While much remains to be learned about how the Global Muslim Brotherhood is coordinated and led, US court documents released during the Holy Land Foundation terrorism financing trial indicate a degree of structure previously unknown. In addition, one individual holds a position of such esteem and influence within the Global Muslim Brotherhood that he is referred to here as the leader of the network. Sheikh Youssef Qaradawi is a highly influential theologian living in Qatar who also heads the European Council for Fatwa and Research and appears on a weekly Al Jazeera television program. Sheikh Qaradawi first rose to prominence through his participation on the editorial board of Al-Dawa magazine, an Egyptian publication that was allowed to circulate during the regime of Anwar Sadat and which was largely financed by money coming from Saudi Arabia. The Al-Dawa editorial board was composed largely of Muslim Brothers who had fallen out with the Brotherhood Supreme Guide over their willingness to cooperate with the Egyptian regime.

2. Is there any other evidence for the existence of a Global Muslim Brotherhood?

Several of the leaders of the Egyptian Muslim Brotherhood itself have acknowledged the existence of a Global Muslim Brotherhood. In July 2007, the then Supreme Guide of the Egyptian Muslim Brotherhood explained:

This blessed movement founded by our martyr Imam- Allah have mercy on him- ensued a huge movement which is present in more than seventy countries all over the world, and is still spreading and bearing fruits.

Also in July 2007,  Kamal al Helbawi, the MB’s former official spokesman in the West, said in a newspaper interview:

Generally speaking, no country is devoid of the MB, whether large or small, Arab or international. In the West, there is an Islamic movement that follows al Banna, but there are also others that have different references.”

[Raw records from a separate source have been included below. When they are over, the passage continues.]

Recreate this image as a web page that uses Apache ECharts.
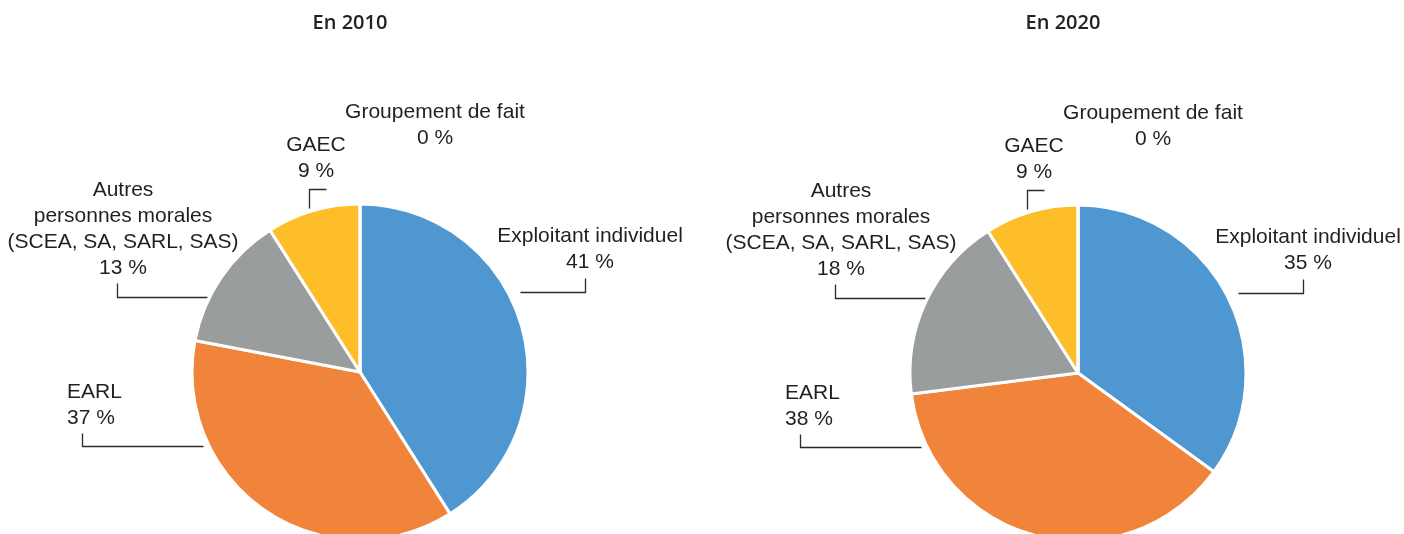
<!DOCTYPE html>
<html lang="fr">
<head>
  <meta charset="UTF-8">
  <title>Statut juridique des exploitations</title>
  <style>
    html, body { margin: 0; padding: 0; background: #fff; }
    #chart { width: 1404px; height: 534px; }
  </style>
</head>
<body>
  <div id="chart"></div>
  <script src="https://cdn.jsdelivr.net/npm/echarts@6/dist/echarts.min.js"></script>
  <script>
    // data
    var categories = [
      'Exploitant individuel',
      'EARL',
      'Autres\npersonnes morales\n(SCEA, SA, SARL, SAS)',
      'GAEC',
      'Groupement de fait'
    ];
    var years = ['En 2010', 'En 2020'];
    var values2010 = [41, 37, 13, 9, 0];
    var values2020 = [35, 38, 18, 9, 0];

    // look
    var colors = ['#4f97d1', '#f1843b', '#9a9d9d', '#fdbe29', '#fdbe29'];
    var centers = [[360, 372], [1078, 373]];
    var radius = 168;
    var lineH = 26;
    // label spot relative to pie centre: dx, dy (middle of first line), align
    var labelPos = [
      [230, -136, 'center'],
      [-293, 20, 'left'],
      [-237, -182, 'center'],
      [-44, -227, 'center'],
      [75, -260, 'center']
    ];
    // leader lines relative to pie centre
    var leaders = [
      [[160, -80], [225, -80], [225, -94]],
      [[-278, 61], [-278, 74], [-157, 74]],
      [[-243, -89], [-243, -75], [-153, -75]],
      [[-51, -164], [-51, -183], [-34, -183]],
      null
    ];

    function toData(vals) {
      return vals.map(function (v, i) {
        var d = { name: categories[i], value: v };
        if (!leaders[i]) d.labelLine = { show: false };
        return d;
      });
    }

    function pie(idx, vals) {
      return {
        type: 'pie',
        center: centers[idx],
        radius: radius,
        startAngle: 90,
        clockwise: true,
        avoidLabelOverlap: false,
        silent: true,
        itemStyle: { borderColor: '#fff', borderWidth: 3 },
        label: {
          show: true,
          position: 'outside',
          formatter: '{b}\n{c} %',
          fontFamily: 'Liberation Sans',
          fontSize: 21,
          lineHeight: lineH,
          color: '#231f20'
        },
        labelLine: {
          show: true,
          length: 10,
          length2: 10,
          smooth: false,
          lineStyle: { color: '#2a2a2a', width: 1.3 }
        },
        labelLayout: function (params) {
          var c = centers[params.seriesIndex];
          var p = labelPos[params.dataIndex];
          var out = {
            x: c[0] + p[0],
            y: c[1] + p[1] - lineH / 2,
            align: p[2],
            verticalAlign: 'top'
          };
          var l = leaders[params.dataIndex];
          if (l) {
            // half pixel so the thin lines stay crisp
            out.labelLinePoints = l.map(function (pt) {
              return [c[0] + pt[0] + 0.5, c[1] + pt[1] + 0.5];
            });
          }
          return out;
        },
        data: toData(vals)
      };
    }

    var titleStyle = {
      fontFamily: 'Open Sans',
      fontWeight: 600,
      fontSize: 20,
      color: '#222'
    };

    var myChart = echarts.init(document.getElementById('chart'));
    myChart.setOption({
      animation: false,
      color: colors,
      title: [
        { text: years[0], left: 350, top: 13, textAlign: 'center', padding: 0, textStyle: titleStyle },
        { text: years[1], left: 1063, top: 13, textAlign: 'center', padding: 0, textStyle: titleStyle }
      ],
      series: [pie(0, values2010), pie(1, values2020)]
    });
  </script>
</body>
</html>
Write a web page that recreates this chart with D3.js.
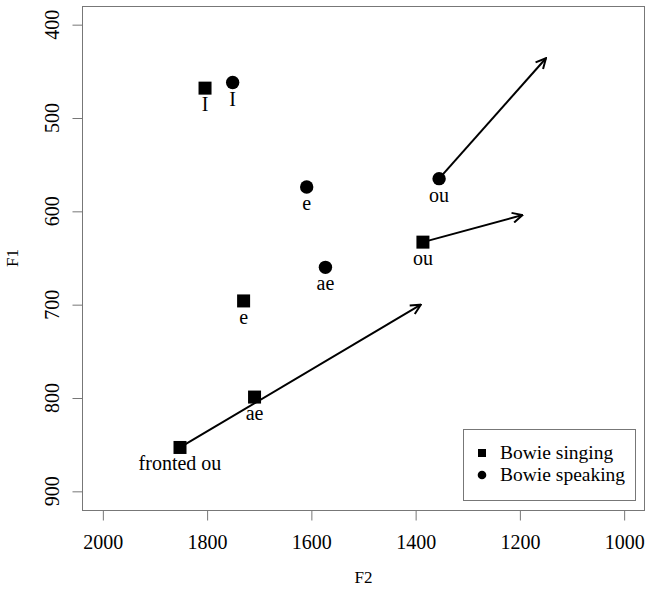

In June 2008,  the first Deputy chairman of the Egyptian Muslim Brotherhood was asked about the “international Muslim Brotherhood and replied:

There are entities that exist in many countries all over the world. These entities have the same ideology, principle and objectives but they work in different circumstances and different contexts. So, it is reasonable to have decentralization in action so that every entity works according to its circumstances and according to the problems it is facing and in their framework.